Running Late

By Sharon Schneider

Last week I was struck by one of those unearned privileges of wealth and power: the right to be running late.

While visiting a nonprofit in downtown Chicago, I saw one of their donor relations folks in the hallway. In asking about her morning plans, she said she was rescheduling with a donor who ran into traffic and couldn’t make the meeting. We commiserated about the difficulties of navigating Chicago traffic for a bit and neither of us thought too much about it.

Later that same day, I was scheduled to give feedback to a job seeker about her interview skills and she was running late. By the time she walked into the room, I realized I already had a negative impression. “If she really wanted to make her life better,” I was thinking, “she would have found a way to get here on time.”

“Don’t be late” is one of the mantras of the interview process, especially at the lower end of the economic spectrum. Work out your child care issues, your transportation issues, whatever. Just don’t be late because it makes you seem unreliable, not serious, not a good team member. No excuses.
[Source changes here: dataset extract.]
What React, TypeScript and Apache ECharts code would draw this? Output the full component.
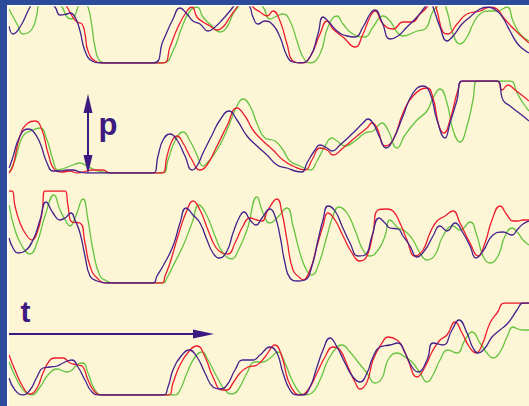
import React, { useEffect, useRef } from "react";
import * as echarts from "echarts";

// Each point: [time, pressure]; rows are four separate recordings.
const row1Purple = [[9,37],[13,29],[20,36],[30,56],[40,72],[55,56],[60,48],[67,49],[70,50],[75,46],[80,32],[85,12],[92,2],[100,0],[153,0],[163,22],[173,44],[180,55],[187,49],[193,42],[200,39],[208,32],[215,36],[223,44],[233,56],[242,70],[250,56],[253,46],[258,39],[265,42],[273,38],[280,26],[287,7],[293,1],[300,0],[310,6],[318,29],[323,46],[328,42],[337,32],[347,27],[355,26],[363,36],[370,49],[375,53],[382,41],[390,24],[398,27],[407,36],[417,46],[425,56],[430,62],[433,56],[440,36],[447,22],[453,27],[462,39],[470,46],[480,54],[488,56],[497,52],[503,45],[510,32],[517,20],[523,14],[529,10]];
const row1Red = [[9,66],[25,85],[45,80],[60,65],[67,56],[72,47],[77,41],[82,39],[85,29],[88,12],[95,2],[103,0],[163,0],[170,16],[178,36],[187,52],[192,56],[197,46],[203,41],[210,37],[217,33],[223,36],[230,46],[237,56],[245,68],[253,56],[260,51],[267,47],[273,52],[280,42],[287,19],[293,2],[302,0],[310,6],[320,29],[327,42],[333,34],[343,26],[355,16],[363,29],[370,46],[375,52],[383,39],[393,34],[403,41],[412,41],[420,49],[427,56],[432,65],[437,52],[443,31],[448,29],[457,39],[467,49],[480,52],[490,56],[497,54],[503,46],[510,38],[518,30],[529,20]];
const row1Green = [[9,54],[17,39],[23,29],[32,34],[37,49],[38,56],[48,72],[62,56],[67,46],[72,44],[76,50],[78,56],[83,62],[88,56],[92,36],[95,16],[100,2],[107,0],[163,0],[173,12],[182,36],[190,52],[197,56],[203,46],[210,39],[220,31],[227,36],[233,49],[238,56],[250,68],[263,56],[270,44],[277,47],[283,49],[290,42],[297,22],[303,6],[310,0],[320,9],[328,36],[337,47],[343,39],[353,29],[365,26],[373,36],[383,47],[390,42],[397,31],[403,27],[417,32],[425,34],[433,52],[437,56],[442,62],[447,52],[453,29],[460,19],[467,26],[473,39],[480,49],[490,52],[497,52],[507,56],[513,42],[520,29],[529,22]];

const row2Purple = [[9,5],[12,13],[20,37],[28,44],[33,42],[40,30],[47,10],[53,2],[60,2],[67,3],[73,3],[80,1],[87,0],[153,0],[158,17],[163,33],[170,39],[177,33],[185,17],[192,3],[197,7],[203,20],[213,40],[220,53],[229,62],[237,53],[247,37],[257,27],[267,18],[277,8],[287,5],[295,2],[302,1],[307,10],[315,23],[320,28],[327,25],[332,22],[340,28],[353,40],[363,50],[368,54],[373,50],[380,35],[386,25],[393,33],[403,57],[413,80],[423,87],[430,80],[437,53],[445,35],[450,50],[457,73],[462,92],[497,92],[503,73],[510,67],[523,57],[529,52]];
const row2Red = [[9,0],[13,7],[20,37],[28,50],[35,52],[42,43],[48,20],[55,3],[62,1],[70,2],[77,0],[93,3],[103,3],[110,0],[162,0],[167,17],[172,32],[177,37],[183,30],[192,13],[200,3],[207,8],[217,27],[227,47],[237,65],[245,57],[253,43],[263,32],[273,23],[283,13],[293,7],[305,3],[312,13],[320,25],[327,23],[333,18],[343,25],[357,37],[367,45],[372,50],[377,45],[385,27],[393,33],[403,60],[413,77],[427,85],[433,75],[439,47],[444,40],[450,53],[458,83],[463,92],[497,92],[502,83],[508,88],[515,83],[523,77],[529,72]];
const row2Green = [[9,0],[15,13],[23,37],[33,43],[40,45],[47,33],[53,13],[58,3],[65,5],[73,8],[80,10],[87,7],[95,3],[103,1],[110,0],[163,0],[168,13],[175,32],[183,41],[190,32],[197,18],[203,7],[207,10],[217,23],[227,43],[237,67],[243,74],[250,67],[258,47],[265,35],[275,32],[283,23],[290,12],[300,7],[310,3],[317,12],[325,27],[332,35],[337,32],[345,27],[355,32],[365,40],[373,42],[382,50],[388,43],[397,25],[405,38],[417,53],[427,62],[433,75],[440,84],[447,70],[453,43],[460,31],[467,47],[473,73],[477,92],[510,92],[517,80],[523,70],[529,62]];

const row3Purple = [[9,45],[13,35],[18,30],[25,32],[33,43],[40,63],[46,81],[53,70],[60,63],[65,65],[71,70],[75,63],[80,50],[85,27],[90,7],[97,2],[107,0],[153,0],[157,7],[163,17],[173,37],[180,60],[186,75],[193,68],[200,60],[207,43],[213,30],[219,25],[227,32],[233,50],[240,67],[244,71],[250,63],[256,58],[262,65],[270,74],[275,67],[280,47],[285,20],[290,5],[298,2],[305,3],[312,17],[318,43],[323,63],[328,77],[335,72],[342,57],[350,40],[358,27],[365,28],[372,47],[379,65],[385,60],[390,55],[398,54],[403,47],[410,37],[417,26],[425,33],[433,47],[440,57],[447,52],[455,60],[463,50],[470,37],[476,25],[483,32],[493,48],[503,51],[512,48],[517,53],[523,59],[529,62]];
const row3Red = [[9,92],[12,92],[15,77],[20,60],[27,47],[32,43],[37,50],[42,70],[45,92],[65,92],[68,77],[72,61],[80,60],[85,40],[90,17],[97,5],[107,0],[162,0],[165,7],[170,20],[178,47],[187,73],[193,82],[200,73],[208,53],[215,37],[222,30],[228,29],[235,40],[243,57],[250,65],[257,63],[262,62],[268,73],[277,84],[282,70],[287,43],[293,13],[300,5],[303,3],[310,13],[317,37],[323,57],[328,70],[335,63],[343,47],[352,30],[360,22],[367,27],[373,50],[378,73],[387,74],[393,72],[400,60],[407,43],[415,27],[423,33],[430,50],[437,62],[445,67],[453,72],[460,60],[470,40],[478,27],[485,40],[492,63],[500,77],[507,68],[513,62],[518,62],[523,63],[529,63]];
const row3Green = [[9,78],[15,53],[22,37],[30,29],[37,40],[45,67],[54,88],[60,73],[67,60],[70,57],[75,65],[83,84],[88,63],[93,33],[100,7],[107,2],[113,0],[163,0],[167,5],[173,17],[183,37],[192,60],[199,78],[207,67],[215,47],[223,30],[232,24],[238,32],[247,53],[257,86],[263,70],[270,60],[277,65],[287,75],[293,57],[300,30],[307,12],[312,8],[318,17],[327,47],[333,67],[339,76],[347,70],[355,53],[363,33],[370,27],[378,33],[385,47],[390,63],[398,55],[405,52],[413,43],[420,30],[427,23],[435,28],[443,47],[453,57],[460,53],[470,61],[477,47],[483,27],[490,20],[498,27],[505,47],[512,55],[518,50],[523,43],[529,38]];

const row4Purple = [[9,17],[15,5],[23,0],[30,5],[37,18],[43,27],[50,28],[57,29],[63,32],[72,35],[78,28],[85,15],[92,3],[100,0],[163,0],[168,8],[173,25],[182,40],[189,45],[197,38],[205,22],[213,8],[220,6],[227,10],[235,25],[243,35],[253,35],[260,40],[270,48],[277,42],[283,22],[290,5],[297,0],[303,0],[310,8],[317,28],[323,45],[330,57],[337,48],[345,32],[353,18],[360,13],[367,22],[373,38],[380,48],[390,50],[398,52],[405,42],[412,28],[418,23],[427,35],[433,52],[443,50],[452,65],[459,75],[467,62],[473,47],[478,42],[485,47],[492,58],[500,65],[508,72],[517,85],[523,92],[529,92]];
const row4Red = [[9,40],[15,25],[23,8],[30,1],[37,7],[43,22],[50,35],[55,37],[63,37],[70,32],[78,30],[83,28],[88,15],[95,3],[103,0],[168,0],[173,12],[180,30],[190,45],[197,49],[205,38],[213,18],[222,5],[227,5],[233,12],[240,22],[248,28],[257,30],[265,38],[275,50],[282,38],[288,15],[295,2],[300,0],[308,5],[317,22],[325,38],[333,48],[340,45],[348,28],[355,13],[360,6],[367,13],[373,35],[382,52],[388,58],[397,55],[403,47],[408,35],[417,18],[425,28],[432,43],[440,55],[447,60],[455,73],[462,62],[470,47],[476,42],[482,50],[490,72],[497,82],[505,92],[529,92]];
const row4Green = [[9,33],[17,15],[25,3],[32,0],[40,8],[48,20],[57,26],[67,23],[72,25],[78,31],[83,32],[88,22],[95,5],[102,0],[110,0],[175,0],[180,5],[187,22],[195,38],[202,43],[208,35],[217,18],[225,5],[232,1],[238,5],[247,22],[255,33],[263,33],[270,37],[278,43],[285,32],[292,15],[300,2],[305,0],[312,2],[320,15],[328,35],[337,48],[342,50],[350,43],[358,33],[367,22],[375,12],[382,17],[388,35],[397,42],[405,38],[412,33],[420,22],[427,13],[433,20],[440,35],[448,45],[457,42],[465,55],[472,63],[480,52],[487,42],[493,37],[500,43],[507,58],[513,68],[518,66],[523,65],[529,65]];

const PURPLE = "#44218c";
const RED = "#ec1c2e";
const GREEN = "#66c340";
const INK = "#3c1a80";
const FRAME = "#2d4b9b";
const BG = "#fdf6d6";

export default function App() {
  const ref = useRef<HTMLDivElement>(null);
  useEffect(() => {
    const chart = echarts.init(ref.current!, undefined, { renderer: "svg" });
    const rows = [
      { top: 6, height: 57, max: 57, data: [row1Green, row1Red, row1Purple] },
      { top: 81, height: 92, max: 92, data: [row2Green, row2Red, row2Purple] },
      { top: 191, height: 92, max: 92, data: [row3Green, row3Red, row3Purple] },
      { top: 303, height: 92, max: 92, data: [row4Green, row4Red, row4Purple] },
    ];
    const colors = [GREEN, RED, PURPLE];
    const series: any[] = [];
    rows.forEach((r, i) => {
      r.data.forEach((d, j) => {
        series.push({
          type: "line",
          xAxisIndex: i,
          yAxisIndex: i,
          data: d,
          smooth: 0.5,
          symbol: "none",
          clip: true,
          lineStyle: { color: colors[j], width: 1.3 },
          z: 2 + j,
        });
      });
    });
    chart.setOption({
      animation: false,
      backgroundColor: BG,
      grid: rows.map((r) => ({ left: 0, right: 0, top: r.top, height: r.height })),
      xAxis: rows.map((_, i) => ({ type: "value", gridIndex: i, min: 0, max: 529, show: false })),
      yAxis: rows.map((r, i) => ({ type: "value", gridIndex: i, min: 0, max: r.max, show: false })),
      series,
      graphic: [
        { type: "rect", z: 100, shape: { x: 0, y: 0, width: 7, height: 406 }, style: { fill: FRAME } },
        { type: "rect", z: 100, shape: { x: 0, y: 0, width: 529, height: 5 }, style: { fill: FRAME } },
        { type: "rect", z: 100, shape: { x: 7, y: 5, width: 1.5, height: 401 }, style: { fill: "#ffffff" } },
        { type: "rect", z: 100, shape: { x: 7, y: 5, width: 522, height: 1.3 }, style: { fill: "#ffffff" } },
        { type: "line", z: 100, shape: { x1: 88, y1: 110, x2: 88, y2: 158 }, style: { stroke: INK, lineWidth: 2 } },
        { type: "polygon", z: 100, shape: { points: [[88, 94], [83.5, 113], [92.5, 113]] }, style: { fill: INK } },
        { type: "polygon", z: 100, shape: { points: [[88, 174], [83.5, 155], [92.5, 155]] }, style: { fill: INK } },
        { type: "line", z: 100, shape: { x1: 9, y1: 334, x2: 198, y2: 334 }, style: { stroke: INK, lineWidth: 2 } },
        { type: "polygon", z: 100, shape: { points: [[214, 334], [193, 329.5], [193, 338.5]] }, style: { fill: INK } },
        {
          type: "text", z: 100, x: 98.5, y: 124.5,
          style: { text: "p", fill: INK, font: "bold 31px 'Liberation Sans', Arial, sans-serif", align: "left", verticalAlign: "middle" },
        },
        {
          type: "text", z: 100, x: 20.5, y: 311,
          style: { text: "t", fill: INK, font: "bold 30px 'Liberation Sans', Arial, sans-serif", align: "left", verticalAlign: "middle" },
        },
      ],
    });
    return () => chart.dispose();
  }, []);
  return <div ref={ref} style={{ position: "fixed", left: 0, top: 0, width: 529, height: 406 }} />;
}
The double standard in our flexibility and mindset about overcoming everyday obstacles was glaring and uncomfortable. People in power are given leeway, presumably because whatever makes them late for the meeting, the lunch date, the deadline, is so important that we must understand the situation (especially if we need something from them). But the job seekers, the powerless folks who are hoping for that job, that chance at a better life, if they run into traffic or the bus is late, it just shows how irresponsible they are. Clearly, they should have planned to take an earlier bus but it’s okay if the wealthy donor didn’t expect to run into heavy traffic.

In my own journey to live an integrated life, I am confronting these uncharitable attitudes–my greatest obstacles– and trying to recognize them and name them out loud. It’s not that I want you to start being late for our lunch date, or that I won’t try so hard to be on  time. But I am hoping to slow my rush to judgment.